The 42 slowed to a crawl, then began sidling gently to starboard toward an empty pier. I heard a couple of short bursts from the electric bow thruster as her shapely curves compressed a couple of fenders. A guy inside moved away from the lower helm station, eased through the nearby sliding door onto the wide, teak-plank side deck, and stepped ashore via the hinged door in the bulwarks. He began tying up with a casual air.

I scrutinized the 42 more closely. Maybe “classic” wasn’t exactly the best word for describing such a craft. Maybe, given the glossiness of her electric-blue hull, the burnished gleam of her stainless steel quarterguards and rubrails, and the modern Raymarine radar antenna mounted halfway up the white, all-aluminum mast, “neo-classical” was more applicable. The boat’s tumblehome hull form, high bulwarks, and custom, round portlights were flat-out traditional, for sure. But the materials and components giving substance to these features were wholly contemporary.

I struck out for the Beneteau with an enthusiastic gait, a clipboard in one hand and a Pelican case burgeoning with boat-testing paraphernalia in the other. Wayne Burdick, the guy I’d been watching from the balcony, was just securing the last dockline when I arrived. Burdick is president of South Carolina-based Beneteau USA, which in the future will likely take over the 42 project from the French plant that was handling it when I did my test. I noted with relish that the guy seemed to know his way around a clove hitch, a simple talent I seldom encounter on the boat-test trail these days, sadly enough.
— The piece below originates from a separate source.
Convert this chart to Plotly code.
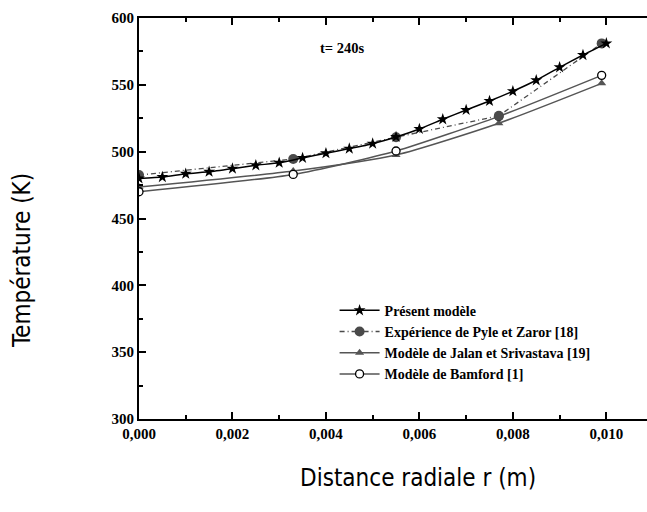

Since the 42’s twin 370-hp Yanmars were still running, we decided to do our sea trial in Chesapeake Bay immediately. I took the con at the lower station, where visibility was superb—I could see the transom through the sliding saloon doors, check the sides of the boat through the two cabin doors, and had virtually unobstructed forward visibility thanks to the narrowness of the windshield mullions.

Unfortunately, the single-lever, mechanical Volvo Penta engine controls were sticky—I much prefer precisely detented electronic types from Volvo and other manufacturers—but maneuvering was excellent. I departed the dock easily enough and spun the boat within her own length by simply clutching the mains in and out of gear. I managed to zigzag through a couple of anchorages en route to the bay with rudders alone.